What the task asks: Return all of the data exactly as written, without the pictures.

Material:
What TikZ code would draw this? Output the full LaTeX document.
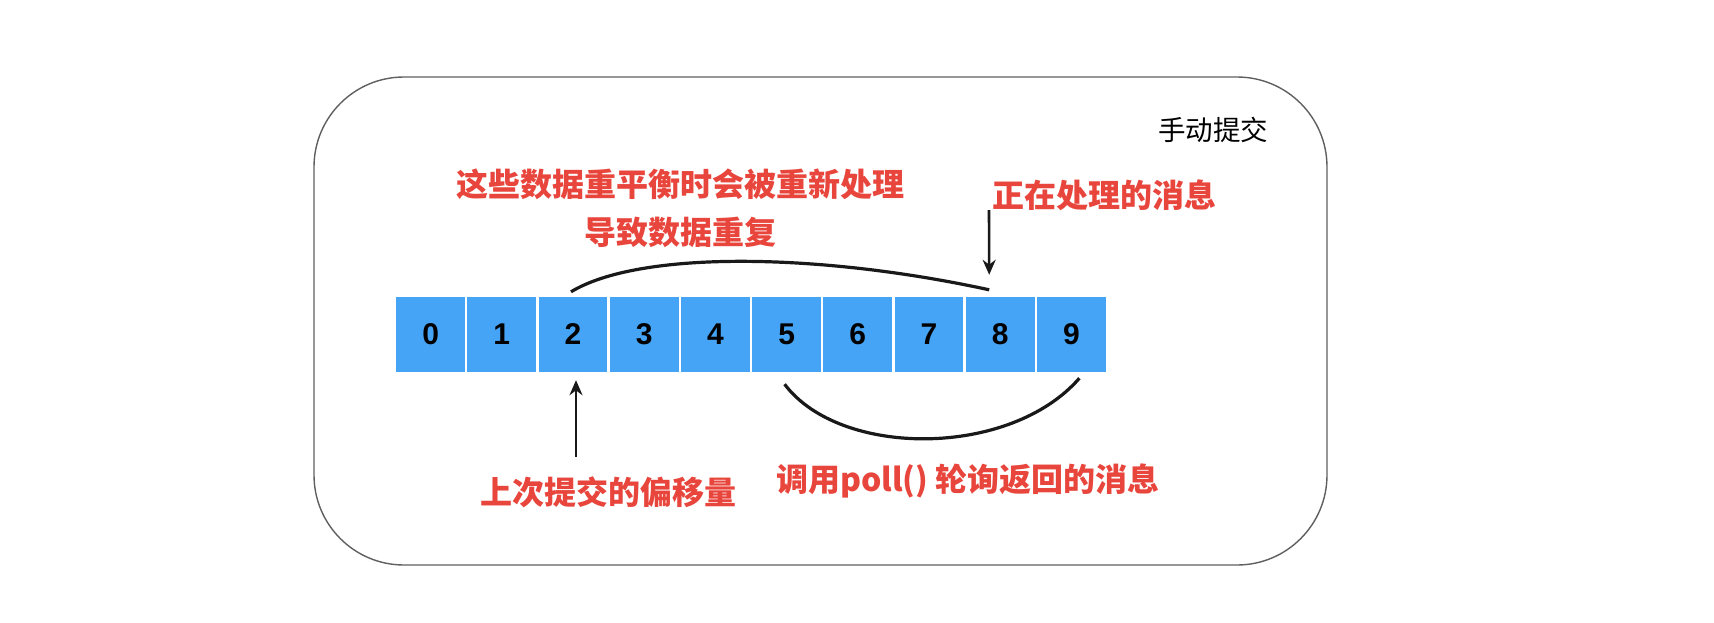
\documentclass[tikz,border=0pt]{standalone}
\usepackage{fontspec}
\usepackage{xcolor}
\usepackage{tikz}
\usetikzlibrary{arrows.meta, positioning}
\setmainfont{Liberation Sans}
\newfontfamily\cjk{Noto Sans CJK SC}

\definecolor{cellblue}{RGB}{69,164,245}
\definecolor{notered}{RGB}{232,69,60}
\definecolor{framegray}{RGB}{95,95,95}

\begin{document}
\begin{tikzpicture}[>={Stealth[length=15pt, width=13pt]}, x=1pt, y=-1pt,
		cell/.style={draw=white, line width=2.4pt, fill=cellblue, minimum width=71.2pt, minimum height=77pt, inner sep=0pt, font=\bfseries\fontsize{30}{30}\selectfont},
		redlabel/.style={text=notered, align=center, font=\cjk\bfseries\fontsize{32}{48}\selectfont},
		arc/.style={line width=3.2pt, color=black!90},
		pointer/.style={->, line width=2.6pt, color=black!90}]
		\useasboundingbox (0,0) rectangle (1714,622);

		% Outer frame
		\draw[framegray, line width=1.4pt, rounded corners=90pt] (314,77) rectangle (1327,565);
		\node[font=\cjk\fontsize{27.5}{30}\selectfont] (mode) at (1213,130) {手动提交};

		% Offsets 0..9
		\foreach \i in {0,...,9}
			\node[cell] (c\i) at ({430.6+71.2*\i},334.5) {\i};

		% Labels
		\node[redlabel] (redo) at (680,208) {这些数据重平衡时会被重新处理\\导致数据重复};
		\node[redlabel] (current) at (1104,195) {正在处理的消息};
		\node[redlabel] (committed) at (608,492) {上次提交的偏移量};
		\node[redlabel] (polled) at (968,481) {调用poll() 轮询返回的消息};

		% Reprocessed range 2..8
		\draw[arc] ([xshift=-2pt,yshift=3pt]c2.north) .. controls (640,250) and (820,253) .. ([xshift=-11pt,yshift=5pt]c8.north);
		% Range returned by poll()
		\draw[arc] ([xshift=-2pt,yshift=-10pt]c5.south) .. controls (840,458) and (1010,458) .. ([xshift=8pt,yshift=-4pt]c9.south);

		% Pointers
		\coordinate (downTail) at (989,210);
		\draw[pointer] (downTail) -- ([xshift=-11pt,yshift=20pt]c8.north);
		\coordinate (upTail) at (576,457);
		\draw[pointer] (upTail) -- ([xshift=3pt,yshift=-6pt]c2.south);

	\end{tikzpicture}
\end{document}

Response:
What TikZ code would draw this? Output the full LaTeX document.
\documentclass[tikz,border=0pt]{standalone}
\usepackage{fontspec}
\usepackage{xcolor}
\usepackage{tikz}
\usetikzlibrary{arrows.meta, positioning}
\setmainfont{Liberation Sans}
\newfontfamily\cjk{Noto Sans CJK SC}

\definecolor{cellblue}{RGB}{69,164,245}
\definecolor{notered}{RGB}{232,69,60}
\definecolor{framegray}{RGB}{95,95,95}

\begin{document}
\begin{tikzpicture}[>={Stealth[length=15pt, width=13pt]}, x=1pt, y=-1pt,
		cell/.style={draw=white, line width=2.4pt, fill=cellblue, minimum width=71.2pt, minimum height=77pt, inner sep=0pt, font=\bfseries\fontsize{30}{30}\selectfont},
		redlabel/.style={text=notered, align=center, font=\cjk\bfseries\fontsize{32}{48}\selectfont},
		arc/.style={line width=3.2pt, color=black!90},
		pointer/.style={->, line width=2.6pt, color=black!90}]
		\useasboundingbox (0,0) rectangle (1714,622);

		% Outer frame
		\draw[framegray, line width=1.4pt, rounded corners=90pt] (314,77) rectangle (1327,565);
		\node[font=\cjk\fontsize{27.5}{30}\selectfont] (mode) at (1213,130) {手动提交};

		% Offsets 0..9
		\foreach \i in {0,...,9}
			\node[cell] (c\i) at ({430.6+71.2*\i},334.5) {\i};

		% Labels
		\node[redlabel] (redo) at (680,208) {这些数据重平衡时会被重新处理\\导致数据重复};
		\node[redlabel] (current) at (1104,195) {正在处理的消息};
		\node[redlabel] (committed) at (608,492) {上次提交的偏移量};
		\node[redlabel] (polled) at (968,481) {调用poll() 轮询返回的消息};

		% Reprocessed range 2..8
		\draw[arc] ([xshift=-2pt,yshift=3pt]c2.north) .. controls (640,250) and (820,253) .. ([xshift=-11pt,yshift=5pt]c8.north);
		% Range returned by poll()
		\draw[arc] ([xshift=-2pt,yshift=-10pt]c5.south) .. controls (840,458) and (1010,458) .. ([xshift=8pt,yshift=-4pt]c9.south);

		% Pointers
		\coordinate (downTail) at (989,210);
		\draw[pointer] (downTail) -- ([xshift=-11pt,yshift=20pt]c8.north);
		\coordinate (upTail) at (576,457);
		\draw[pointer] (upTail) -- ([xshift=3pt,yshift=-6pt]c2.south);

	\end{tikzpicture}
\end{document}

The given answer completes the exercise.